▶ Problem description
Would you write out the listing verbatim and skip every picture in it?

[start Data provided]

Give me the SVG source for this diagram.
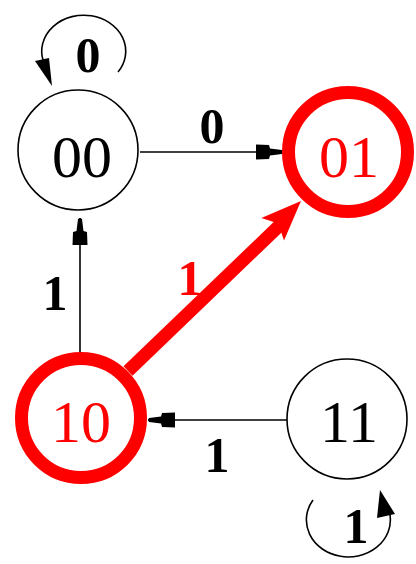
<svg xmlns="http://www.w3.org/2000/svg" width="416" height="564" viewBox="0 0 416 564">
<style>
.node{fill:#fff;stroke:#000;stroke-width:1.6}
.hot{fill:#fff;stroke:#ff0000;stroke-width:13}
.nl{font-family:"Liberation Serif","Times New Roman",serif;font-size:60px;text-anchor:middle;fill:#000}
.el{font-family:"Liberation Serif","Times New Roman",serif;font-size:50px;font-weight:bold;text-anchor:middle;fill:#000}
.red{fill:#ff0000}
.edge{fill:none;stroke:#000;stroke-width:1.6}
.head{fill:#000}
</style>
<defs>
<marker id="ah" markerUnits="userSpaceOnUse" markerWidth="28" markerHeight="16" viewBox="0 -8 28 16" refX="27" refY="0" orient="auto">
<path d="M27,0 L26,-2 L14,-3.5 L13,-7 L0,-7.5 L0,7.5 L13,7 L14,3.5 L26,2 Z" fill="#000"/>
</marker>
</defs>
<g id="connectors">
<path class="edge" d="M140,152 L283,152" marker-end="url(#ah)"/>
<path class="edge" d="M80,352 L80,218" marker-end="url(#ah)"/>
<path class="edge" d="M287,420 L148,420" marker-end="url(#ah)"/>
<path class="edge" d="M118,72 A42,36 0 1 0 43,60"/>
<polygon class="head" points="35,61 49,58 52,86"/>
<path class="edge" d="M313,500 A42,37 0 1 0 390,515"/>
<polygon class="head" points="380,490 377,518 395,514"/>
<path d="M128,371 L280,225" fill="none" stroke="#ff0000" stroke-width="13"/>
<polygon points="301,201 284,240.5 278.3,223.6 261.4,217.9" fill="#ff0000"/>
<text class="el" x="212" y="143">0</text>
<text class="el" x="88" y="72">0</text>
<text class="el" x="55" y="310">1</text>
<text class="el" x="217" y="472">1</text>
<text class="el red" x="190" y="295">1</text>
<text class="el" x="356" y="543">1</text>
</g>
<g id="n00"><circle class="node" cx="78" cy="150" r="60"/><text class="nl" x="82" y="177">00</text></g>
<g id="n01"><circle class="hot" cx="348" cy="152" r="59.5"/><text class="nl red" x="349" y="177">01</text></g>
<g id="n10"><circle class="hot" cx="81" cy="418" r="59.5"/><text class="nl red" x="81" y="442">10</text></g>
<g id="n11"><circle class="node" cx="347" cy="419" r="60"/><text class="nl" x="349" y="442">11</text></g>
</svg>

[end Data provided]

▶ Finished answer
Give me the SVG source for this diagram.
<svg xmlns="http://www.w3.org/2000/svg" width="416" height="564" viewBox="0 0 416 564">
<style>
.node{fill:#fff;stroke:#000;stroke-width:1.6}
.hot{fill:#fff;stroke:#ff0000;stroke-width:13}
.nl{font-family:"Liberation Serif","Times New Roman",serif;font-size:60px;text-anchor:middle;fill:#000}
.el{font-family:"Liberation Serif","Times New Roman",serif;font-size:50px;font-weight:bold;text-anchor:middle;fill:#000}
.red{fill:#ff0000}
.edge{fill:none;stroke:#000;stroke-width:1.6}
.head{fill:#000}
</style>
<defs>
<marker id="ah" markerUnits="userSpaceOnUse" markerWidth="28" markerHeight="16" viewBox="0 -8 28 16" refX="27" refY="0" orient="auto">
<path d="M27,0 L26,-2 L14,-3.5 L13,-7 L0,-7.5 L0,7.5 L13,7 L14,3.5 L26,2 Z" fill="#000"/>
</marker>
</defs>
<g id="connectors">
<path class="edge" d="M140,152 L283,152" marker-end="url(#ah)"/>
<path class="edge" d="M80,352 L80,218" marker-end="url(#ah)"/>
<path class="edge" d="M287,420 L148,420" marker-end="url(#ah)"/>
<path class="edge" d="M118,72 A42,36 0 1 0 43,60"/>
<polygon class="head" points="35,61 49,58 52,86"/>
<path class="edge" d="M313,500 A42,37 0 1 0 390,515"/>
<polygon class="head" points="380,490 377,518 395,514"/>
<path d="M128,371 L280,225" fill="none" stroke="#ff0000" stroke-width="13"/>
<polygon points="301,201 284,240.5 278.3,223.6 261.4,217.9" fill="#ff0000"/>
<text class="el" x="212" y="143">0</text>
<text class="el" x="88" y="72">0</text>
<text class="el" x="55" y="310">1</text>
<text class="el" x="217" y="472">1</text>
<text class="el red" x="190" y="295">1</text>
<text class="el" x="356" y="543">1</text>
</g>
<g id="n00"><circle class="node" cx="78" cy="150" r="60"/><text class="nl" x="82" y="177">00</text></g>
<g id="n01"><circle class="hot" cx="348" cy="152" r="59.5"/><text class="nl red" x="349" y="177">01</text></g>
<g id="n10"><circle class="hot" cx="81" cy="418" r="59.5"/><text class="nl red" x="81" y="442">10</text></g>
<g id="n11"><circle class="node" cx="347" cy="419" r="60"/><text class="nl" x="349" y="442">11</text></g>
</svg>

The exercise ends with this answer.